• _WORK TO DO_
Quote word for word the lines below, beginning with the first and ending with the one that has "edu_colors = [NAVY, TEAL, GREY, SKY]". Drop the pictures.

• _GIVEN MATERIAL_

++++++

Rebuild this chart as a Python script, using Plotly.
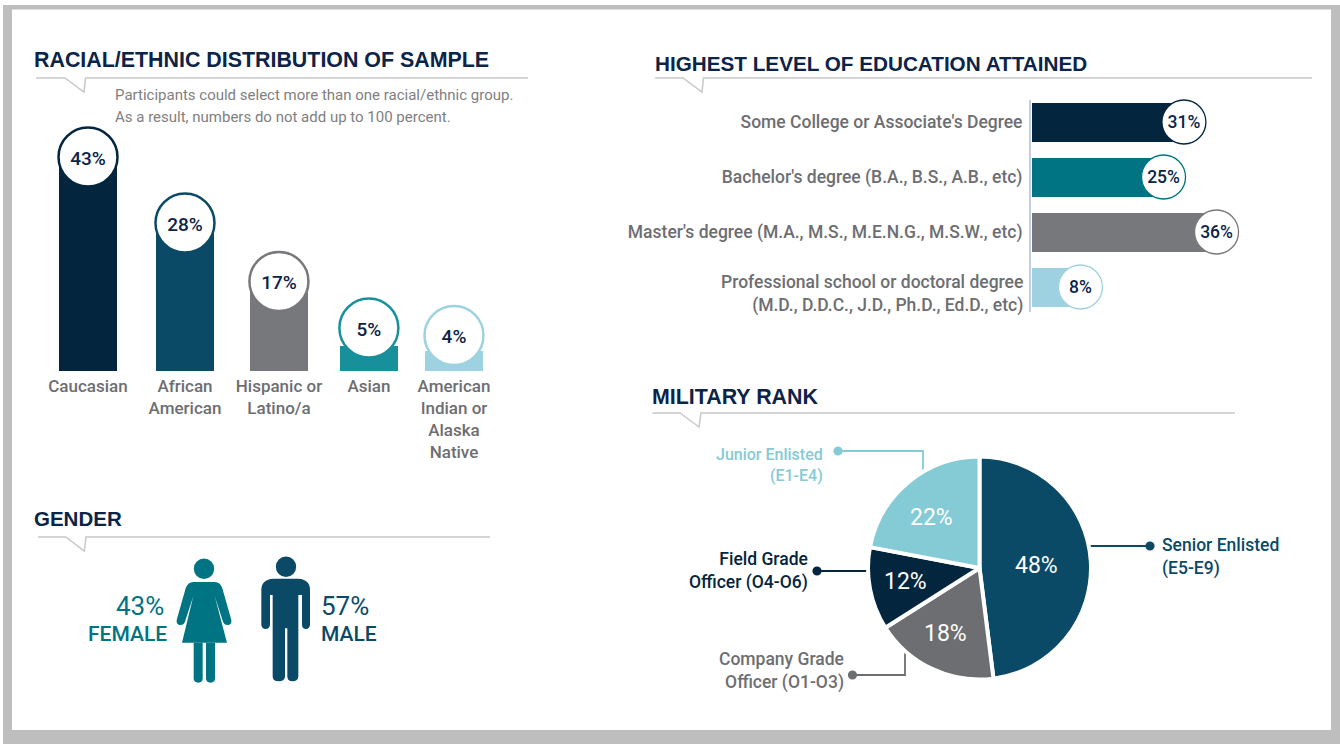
import re
import plotly.graph_objects as go

W, H = 1340, 744
FONT = "Roboto, 'Liberation Sans', sans-serif"
TITLE_FONT = "'Liberation Sans', Arial, sans-serif"
NAVY, BLUE, TEAL, GREY, CYAN, SKY = "#03263E", "#0B4A66", "#007482", "#77787B", "#18909B", "#9FD2E0"
INK = "#0B2447"
LABEL_GREY = "#6D6E71"
RULE = "#C8C8C8"

# ---- data ----
race_labels = ["Caucasian", "African<br>American", "Hispanic or<br>Latino/a", "Asian", "American<br>Indian or<br>Alaska<br>Native"]
race_values = [43, 28, 17, 5, 4]
race_slots = [0, 1.06, 2.087, 3.07, 4]
race_badge_levels = [42.8, 29.6, 17.9, 8.6, 7.1]
race_colors = [NAVY, BLUE, GREY, CYAN, SKY]

edu_labels = ["Some College or Associate's Degree", "Bachelor's degree (B.A., B.S., A.B., etc)",
              "Master's degree (M.A., M.S., M.E.N.G., M.S.W., etc)",
              "Professional school or doctoral degree<br>(M.D., D.D.C., J.D., Ph.D., Ed.D., etc)"]
edu_values = [31, 25, 36, 8]
edu_rows = [0, 1, 2, 3]
edu_badge_levels = [29.8, 25.8, 36.2, 9.5]
edu_colors = [NAVY, TEAL, GREY, SKY]

rank_labels = ["Senior Enlisted", "Company Grade Officer", "Field Grade Officer", "Junior Enlisted"]
rank_values = [48, 18, 12, 22]
rank_colors = [BLUE, "#6D6E71", NAVY, "#84CBD6"]

gender_labels = ["FEMALE", "MALE"]
gender_values = [43, 57]


def dom_x(a, b):
    return [a / W, b / W]


def dom_y(top, bottom):
    return [1 - bottom / H, 1 - top / H]


fig = go.Figure()

# ---- invisible pixel canvas for frame, rules, icons, call-outs (first subplot, drawn underneath) ----
fig.add_trace(go.Scatter(x=[], y=[], xaxis="x", yaxis="y", showlegend=False))

# ---- race bars ----
fig.add_trace(go.Bar(x=race_slots, y=race_values, width=58 / 91.5, marker=dict(color=race_colors, line_width=0),
                     xaxis="x2", yaxis="y2", hoverinfo="skip"))
fig.add_trace(go.Scatter(x=race_slots, y=race_badge_levels, mode="markers", xaxis="x2", yaxis="y2",
                         marker=dict(size=59, color="white", line=dict(width=2.5, color=race_colors)),
                         cliponaxis=False, hoverinfo="skip"))
fig.add_trace(go.Scatter(x=race_slots, y=[v - 0.6 for v in race_badge_levels], mode="text", xaxis="x2", yaxis="y2",
                         text=[f"{v}%" for v in race_values], textposition="middle center",
                         textfont=dict(family=FONT, size=19, color=INK, weight=500),
                         cliponaxis=False, hoverinfo="skip"))

# ---- education bars ----
fig.add_trace(go.Bar(y=edu_rows, x=edu_values, orientation="h", width=39 / 55, marker=dict(color=edu_colors, line_width=0),
                     xaxis="x3", yaxis="y3", hoverinfo="skip"))
fig.add_trace(go.Scatter(y=edu_rows, x=edu_badge_levels, mode="markers", xaxis="x3", yaxis="y3",
                         marker=dict(size=44, color="white", line=dict(width=1.3, color=edu_colors)),
                         cliponaxis=False, hoverinfo="skip"))
fig.add_trace(go.Scatter(y=[r + 0.035 for r in edu_rows], x=edu_badge_levels, mode="text", xaxis="x3", yaxis="y3",
                         text=[f"{v}%" for v in edu_values], textposition="middle center",
                         textfont=dict(family=FONT, size=17.5, color=INK, weight=500),
                         cliponaxis=False, hoverinfo="skip"))

# ---- pie ----
fig.add_trace(go.Pie(labels=rank_labels, values=rank_values, sort=False, direction="clockwise", rotation=0,
                     marker=dict(colors=rank_colors, line=dict(color="white", width=4)),
                     textinfo="none", showlegend=False, hoverinfo="skip",
                     domain=dict(x=dom_x(868, 1091), y=dom_y(456.5, 679.5))))

shapes, ann = [], []


def rect(x0, y0, x1, y1, fill, layer="below"):
    shapes.append(dict(type="rect", xref="x", yref="y", x0=x0, y0=y0, x1=x1, y1=y1,
                       fillcolor=fill, line_width=0, layer=layer))


def path(d, fill=None, line=None, width=0, layer="below"):
    s = dict(type="path", xref="x", yref="y", path=d, layer=layer)
    s["fillcolor"] = fill if fill else "rgba(0,0,0,0)"
    s["line"] = dict(color=line if line else "rgba(0,0,0,0)", width=width)
    shapes.append(s)


def dot(x, y, r, fill, layer="below"):
    shapes.append(dict(type="circle", xref="x", yref="y", x0=x - r, x1=x + r, y0=y - r, y1=y + r,
                       fillcolor=fill, line_width=0, layer=layer))


def text(x, y, s, size, color, anchor="left", bold=False, family=FONT, weight=500):
    pad = {"left": -2, "right": 2, "center": 0}[anchor]
    ann.append(dict(xref="x", yref="y", x=x + pad, y=y, text=s, showarrow=False, xanchor=anchor, yanchor="middle",
                    align=anchor, font=dict(family=family, size=size, color=color, weight=700 if bold else weight)))


rect(3, 5, W, H, "#BEBEBE")
rect(12, 9.5, 1331, 730, "white")


def header(title, tx, ty, size, x0, x1, y, n0, n1, n2, ny):
    text(tx, ty, title, size, INK, bold=True, family=TITLE_FONT)
    path(f"M {x0} {y} L {n0} {y} L {n1} {ny} L {n2} {y} L {x1} {y}", line=RULE, width=1.5)


header("RACIAL/ETHNIC DISTRIBUTION OF SAMPLE", 34, 60, 21.4, 36, 528, 78, 65, 84, 85.5, 92)
header("HIGHEST LEVEL OF EDUCATION ATTAINED", 655, 63.5, 20.7, 655, 1312, 78, 683, 702, 703.5, 92)
header("MILITARY RANK", 652, 397, 21.4, 652.5, 1235, 413, 680, 699, 701, 427)
header("GENDER", 34, 518, 20.5, 38, 490, 537, 65.7, 84.3, 86, 551)

text(115, 95, "Participants could select more than one racial/ethnic group.", 15, "#808080", weight=400)
text(115, 117, "As a result, numbers do not add up to 100 percent.", 15, "#808080", weight=400)

# last education label sits lower than its bar, as in the source
text(1023, 294, edu_labels[3], 17.5, LABEL_GREY, anchor="right")


# gender icons: outlines traced on a 3x grid, offset to the page
def icon(d):
    res, is_x = [], True
    for tok in d.split():
        if re.fullmatch(r"-?\d+\.?\d*", tok):
            v = float(tok)
            res.append(f"{20 + v / 3:.2f}" if is_x else f"{490 + v / 3:.2f}")
            is_x = not is_x
        else:
            res.append(tok)
    return " ".join(res)


FEMALE_BODY = ("M 520 276 L 585 276 Q 600 276 607 295 L 634 390 Q 636 405 622 405 Q 612 405 608 392 L 584 318 "
               "L 621 458 L 486 458 L 520 318 L 496 392 Q 492 405 482 405 Q 468 405 470 390 L 497 295 Q 504 276 520 276 Z")
FEMALE_LEG_L = "M 521 458 L 548 458 L 548 565 Q 548 578 535 578 Q 521 578 521 565 Z"
FEMALE_LEG_R = "M 558 458 L 585 458 L 585 565 Q 585 578 572 578 Q 558 578 558 565 Z"
MALE_BODY = ("M 760 266 L 835 266 Q 870 268 870 300 L 870 405 Q 868 417 858 417 Q 847 417 846 405 L 846 315 L 835 315 "
             "L 835 560 Q 833 574 818 574 Q 803 574 802 560 L 802 415 L 795 415 L 795 560 Q 793 574 776 574 "
             "Q 759 574 758 560 L 758 315 L 750 315 L 750 405 Q 748 417 737 417 Q 726 417 724 405 L 724 300 Q 724 268 760 266 Z")
for d in (FEMALE_BODY, FEMALE_LEG_L, FEMALE_LEG_R):
    path(icon(d), fill=TEAL)
dot(204, 568.7, 10.2, TEAL)
path(icon(MALE_BODY), fill=BLUE)
dot(286, 566.7, 10.2, BLUE)

text(164, 606, f"{gender_values[0]}%", 26, TEAL, anchor="right", weight=400)
text(167, 633.5, gender_labels[0], 21, TEAL, anchor="right")
text(321, 606, f"{gender_values[1]}%", 26, BLUE, weight=400)
text(321, 633.5, gender_labels[1], 21, BLUE)

# pie percentages
for (x, y), v in zip([(1036.5, 565.5), (945, 633), (905, 581), (931, 517)], rank_values):
    text(x, y, f"{v}%", 23, "white", anchor="center", weight=400)

# pie call-outs
path("M 838 451 L 923 451 L 923 478", line="#84CBD6", width=1.8)
dot(838, 451, 4.6, "#84CBD6")
text(823, 464.5, "Junior Enlisted<br>(E1-E4)", 16, "#84CBD6", anchor="right")

path("M 1089 546 L 1150 546", line=BLUE, width=1.8)
dot(1150, 546, 4.6, BLUE)
text(1162, 557, "Senior Enlisted<br>(E5-E9)", 17.5, BLUE)

path("M 817 571 L 872 571", line=NAVY, width=1.8)
dot(817, 571, 4.6, NAVY)
text(808, 571, "Field Grade<br>Officer (O4-O6)", 17.5, NAVY, anchor="right")

path("M 852 675 L 905 675 L 905 647", line=LABEL_GREY, width=1.8)
dot(852.5, 675, 4.6, LABEL_GREY)
text(844, 671, "Company Grade<br>Officer (O1-O3)", 17.5, LABEL_GREY, anchor="right")

fig.update_layout(
    width=W, height=H, autosize=False, margin=dict(l=0, r=0, t=0, b=0, pad=0),
    paper_bgcolor="white", plot_bgcolor="rgba(0,0,0,0)", showlegend=False, bargap=0,
    shapes=shapes, annotations=ann,
    xaxis=dict(domain=[0, 1], range=[0, W], visible=False, anchor="y"),
    yaxis=dict(domain=[0, 1], range=[H, 0], visible=False, anchor="x"),
    xaxis2=dict(domain=dom_x(40, 500), range=[-0.5246, 4.503], tickmode="array", tickvals=race_slots, ticktext=race_labels,
                showgrid=False, zeroline=False, showline=False, ticks="", ticklabelstandoff=3,
                tickfont=dict(family=FONT, size=17, color=LABEL_GREY, weight=500), anchor="y2"),
    yaxis2=dict(domain=dom_y(110, 371), range=[0, 52.2], visible=False, anchor="x2"),
    xaxis3=dict(domain=dom_x(1031, 1320), range=[-0.2, 56.5], visible=False, anchor="y3"),
    yaxis3=dict(domain=dom_y(100, 312), range=[3.4545, -0.4], tickmode="array", tickvals=edu_rows[:3], ticktext=edu_labels[:3],
                showgrid=False, zeroline=False, showline=True, linecolor="#C5CDE6", linewidth=2,
                ticks="outside", ticklen=3, tickcolor="rgba(0,0,0,0)",
                tickfont=dict(family=FONT, size=17.5, color=LABEL_GREY, weight=500), anchor="x3"),
)

fig.write_html("out.html", config=dict(displayModeBar=False),
               post_script="document.body.style.margin='0';document.body.style.overflow='hidden';")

++++++

• _FULL ANSWER_
Rebuild this chart as a Python script, using Plotly.
import re
import plotly.graph_objects as go

W, H = 1340, 744
FONT = "Roboto, 'Liberation Sans', sans-serif"
TITLE_FONT = "'Liberation Sans', Arial, sans-serif"
NAVY, BLUE, TEAL, GREY, CYAN, SKY = "#03263E", "#0B4A66", "#007482", "#77787B", "#18909B", "#9FD2E0"
INK = "#0B2447"
LABEL_GREY = "#6D6E71"
RULE = "#C8C8C8"

# ---- data ----
race_labels = ["Caucasian", "African<br>American", "Hispanic or<br>Latino/a", "Asian", "American<br>Indian or<br>Alaska<br>Native"]
race_values = [43, 28, 17, 5, 4]
race_slots = [0, 1.06, 2.087, 3.07, 4]
race_badge_levels = [42.8, 29.6, 17.9, 8.6, 7.1]
race_colors = [NAVY, BLUE, GREY, CYAN, SKY]

edu_labels = ["Some College or Associate's Degree", "Bachelor's degree (B.A., B.S., A.B., etc)",
              "Master's degree (M.A., M.S., M.E.N.G., M.S.W., etc)",
              "Professional school or doctoral degree<br>(M.D., D.D.C., J.D., Ph.D., Ed.D., etc)"]
edu_values = [31, 25, 36, 8]
edu_rows = [0, 1, 2, 3]
edu_badge_levels = [29.8, 25.8, 36.2, 9.5]
edu_colors = [NAVY, TEAL, GREY, SKY]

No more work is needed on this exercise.